◆ Material provided
──────────────────────────────

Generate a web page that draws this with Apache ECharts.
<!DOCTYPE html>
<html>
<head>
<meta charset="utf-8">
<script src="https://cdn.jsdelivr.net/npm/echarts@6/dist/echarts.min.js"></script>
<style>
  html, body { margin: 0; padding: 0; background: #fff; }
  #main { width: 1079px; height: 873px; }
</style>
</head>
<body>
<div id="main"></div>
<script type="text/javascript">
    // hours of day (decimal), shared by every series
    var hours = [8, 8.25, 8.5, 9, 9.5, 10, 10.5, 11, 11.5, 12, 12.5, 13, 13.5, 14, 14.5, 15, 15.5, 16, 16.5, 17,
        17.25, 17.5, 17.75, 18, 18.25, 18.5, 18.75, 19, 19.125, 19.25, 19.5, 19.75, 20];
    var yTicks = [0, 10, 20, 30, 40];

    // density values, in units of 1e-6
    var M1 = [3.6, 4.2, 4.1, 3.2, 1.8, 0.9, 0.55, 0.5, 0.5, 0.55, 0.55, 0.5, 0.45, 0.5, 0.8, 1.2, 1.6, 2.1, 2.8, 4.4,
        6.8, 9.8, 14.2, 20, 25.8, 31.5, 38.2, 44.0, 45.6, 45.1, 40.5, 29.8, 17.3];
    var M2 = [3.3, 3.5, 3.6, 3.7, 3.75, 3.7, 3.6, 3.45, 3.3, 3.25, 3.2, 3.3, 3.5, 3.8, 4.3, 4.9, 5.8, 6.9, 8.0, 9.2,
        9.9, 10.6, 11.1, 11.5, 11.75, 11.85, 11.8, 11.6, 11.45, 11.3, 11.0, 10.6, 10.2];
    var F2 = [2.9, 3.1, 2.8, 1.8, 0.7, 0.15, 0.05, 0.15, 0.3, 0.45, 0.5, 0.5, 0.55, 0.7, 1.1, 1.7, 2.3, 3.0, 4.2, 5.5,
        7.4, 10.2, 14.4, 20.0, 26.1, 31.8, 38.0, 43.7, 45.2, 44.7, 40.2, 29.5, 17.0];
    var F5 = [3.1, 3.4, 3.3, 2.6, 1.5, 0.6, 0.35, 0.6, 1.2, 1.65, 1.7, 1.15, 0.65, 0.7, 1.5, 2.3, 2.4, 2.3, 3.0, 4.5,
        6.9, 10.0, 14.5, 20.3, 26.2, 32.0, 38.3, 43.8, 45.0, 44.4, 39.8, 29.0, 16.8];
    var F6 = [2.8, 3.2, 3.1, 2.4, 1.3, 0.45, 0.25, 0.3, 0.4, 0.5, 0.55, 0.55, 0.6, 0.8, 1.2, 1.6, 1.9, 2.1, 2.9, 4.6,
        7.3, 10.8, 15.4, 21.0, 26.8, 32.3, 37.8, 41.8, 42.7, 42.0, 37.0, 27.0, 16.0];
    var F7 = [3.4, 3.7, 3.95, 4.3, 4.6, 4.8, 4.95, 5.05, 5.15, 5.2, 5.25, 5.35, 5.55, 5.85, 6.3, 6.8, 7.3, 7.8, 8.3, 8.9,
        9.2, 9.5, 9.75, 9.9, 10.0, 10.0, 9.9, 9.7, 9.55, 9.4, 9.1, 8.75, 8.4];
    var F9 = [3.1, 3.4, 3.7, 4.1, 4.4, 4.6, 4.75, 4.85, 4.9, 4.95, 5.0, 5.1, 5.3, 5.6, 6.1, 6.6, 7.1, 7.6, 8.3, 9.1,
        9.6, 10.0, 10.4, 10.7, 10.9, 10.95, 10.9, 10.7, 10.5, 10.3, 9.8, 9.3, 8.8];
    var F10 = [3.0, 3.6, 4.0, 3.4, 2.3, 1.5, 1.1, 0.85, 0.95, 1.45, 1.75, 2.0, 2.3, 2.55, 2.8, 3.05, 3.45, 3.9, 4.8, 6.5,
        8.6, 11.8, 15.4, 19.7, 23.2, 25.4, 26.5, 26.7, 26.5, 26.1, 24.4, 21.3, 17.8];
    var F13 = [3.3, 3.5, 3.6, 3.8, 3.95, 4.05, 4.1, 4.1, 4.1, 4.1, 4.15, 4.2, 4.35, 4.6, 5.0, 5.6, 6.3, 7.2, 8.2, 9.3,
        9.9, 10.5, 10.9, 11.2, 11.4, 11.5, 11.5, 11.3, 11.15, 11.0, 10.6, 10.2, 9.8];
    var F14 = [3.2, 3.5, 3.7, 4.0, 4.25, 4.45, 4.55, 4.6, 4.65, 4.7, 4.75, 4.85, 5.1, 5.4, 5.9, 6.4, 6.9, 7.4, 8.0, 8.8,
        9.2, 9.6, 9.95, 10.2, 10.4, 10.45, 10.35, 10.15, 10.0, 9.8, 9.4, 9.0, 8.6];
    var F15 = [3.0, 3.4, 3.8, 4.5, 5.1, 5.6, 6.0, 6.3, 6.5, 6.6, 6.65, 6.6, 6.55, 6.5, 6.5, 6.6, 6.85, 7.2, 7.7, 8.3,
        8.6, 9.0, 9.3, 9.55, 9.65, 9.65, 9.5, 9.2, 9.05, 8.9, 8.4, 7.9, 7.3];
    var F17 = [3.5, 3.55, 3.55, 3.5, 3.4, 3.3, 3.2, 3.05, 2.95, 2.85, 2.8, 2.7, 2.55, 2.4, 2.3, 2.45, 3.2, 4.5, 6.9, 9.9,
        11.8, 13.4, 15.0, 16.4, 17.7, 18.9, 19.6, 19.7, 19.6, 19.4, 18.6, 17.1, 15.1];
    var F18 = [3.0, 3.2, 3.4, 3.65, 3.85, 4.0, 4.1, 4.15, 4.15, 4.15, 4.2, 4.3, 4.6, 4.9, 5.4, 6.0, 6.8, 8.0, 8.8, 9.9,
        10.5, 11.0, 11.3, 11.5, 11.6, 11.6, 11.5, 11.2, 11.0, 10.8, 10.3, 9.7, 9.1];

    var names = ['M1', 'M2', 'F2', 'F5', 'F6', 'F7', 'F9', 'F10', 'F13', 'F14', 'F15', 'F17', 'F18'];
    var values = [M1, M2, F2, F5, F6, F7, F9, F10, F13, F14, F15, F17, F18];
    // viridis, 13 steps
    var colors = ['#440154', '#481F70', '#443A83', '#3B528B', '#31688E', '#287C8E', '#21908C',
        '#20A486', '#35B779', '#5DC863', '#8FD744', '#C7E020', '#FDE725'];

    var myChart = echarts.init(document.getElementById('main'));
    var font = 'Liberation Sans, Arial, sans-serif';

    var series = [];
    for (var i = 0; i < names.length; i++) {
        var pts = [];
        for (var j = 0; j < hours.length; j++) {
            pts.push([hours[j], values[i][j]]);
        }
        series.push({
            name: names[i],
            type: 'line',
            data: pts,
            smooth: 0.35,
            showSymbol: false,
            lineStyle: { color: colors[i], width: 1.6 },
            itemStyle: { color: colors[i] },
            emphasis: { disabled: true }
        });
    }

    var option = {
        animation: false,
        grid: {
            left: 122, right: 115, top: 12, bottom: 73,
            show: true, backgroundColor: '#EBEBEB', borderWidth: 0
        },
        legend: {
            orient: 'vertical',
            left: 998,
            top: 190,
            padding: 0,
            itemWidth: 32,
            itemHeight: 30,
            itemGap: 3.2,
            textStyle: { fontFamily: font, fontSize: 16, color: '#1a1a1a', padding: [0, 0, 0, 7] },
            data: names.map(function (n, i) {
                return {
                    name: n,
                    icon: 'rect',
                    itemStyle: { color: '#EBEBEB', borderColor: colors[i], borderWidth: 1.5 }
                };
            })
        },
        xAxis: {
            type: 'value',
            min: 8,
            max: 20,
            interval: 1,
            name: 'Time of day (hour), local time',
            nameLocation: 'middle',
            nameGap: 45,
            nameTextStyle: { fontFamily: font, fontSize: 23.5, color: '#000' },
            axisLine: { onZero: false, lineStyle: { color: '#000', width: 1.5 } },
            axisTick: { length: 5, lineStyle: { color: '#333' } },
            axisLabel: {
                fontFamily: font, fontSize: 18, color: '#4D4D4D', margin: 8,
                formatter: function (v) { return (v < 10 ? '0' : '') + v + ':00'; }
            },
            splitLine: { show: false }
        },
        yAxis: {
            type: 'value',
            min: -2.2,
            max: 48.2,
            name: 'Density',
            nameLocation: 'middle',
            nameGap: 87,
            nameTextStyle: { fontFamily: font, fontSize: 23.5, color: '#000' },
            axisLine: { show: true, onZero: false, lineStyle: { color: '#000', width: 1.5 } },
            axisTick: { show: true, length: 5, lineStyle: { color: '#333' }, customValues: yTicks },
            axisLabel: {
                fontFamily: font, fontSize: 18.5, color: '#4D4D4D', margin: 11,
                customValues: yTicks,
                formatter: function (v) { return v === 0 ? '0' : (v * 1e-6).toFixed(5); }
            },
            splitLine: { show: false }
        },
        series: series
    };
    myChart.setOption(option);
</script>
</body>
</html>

──────────────────────────────

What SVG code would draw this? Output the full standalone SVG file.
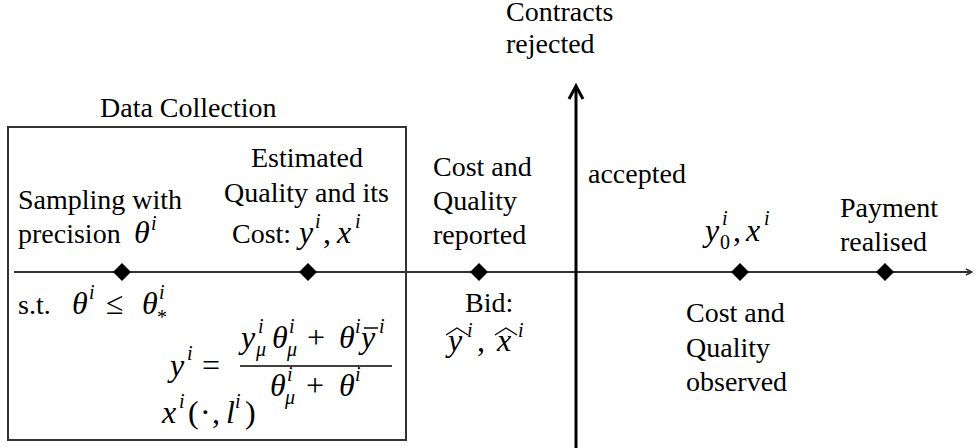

──────────────────────────────

◆ What you should do
Identify the lines that contain the string "this", and copy every one of them.

◆ Reply to the exercise
Generate a web page that draws this with Apache ECharts.
What SVG code would draw this? Output the full standalone SVG file.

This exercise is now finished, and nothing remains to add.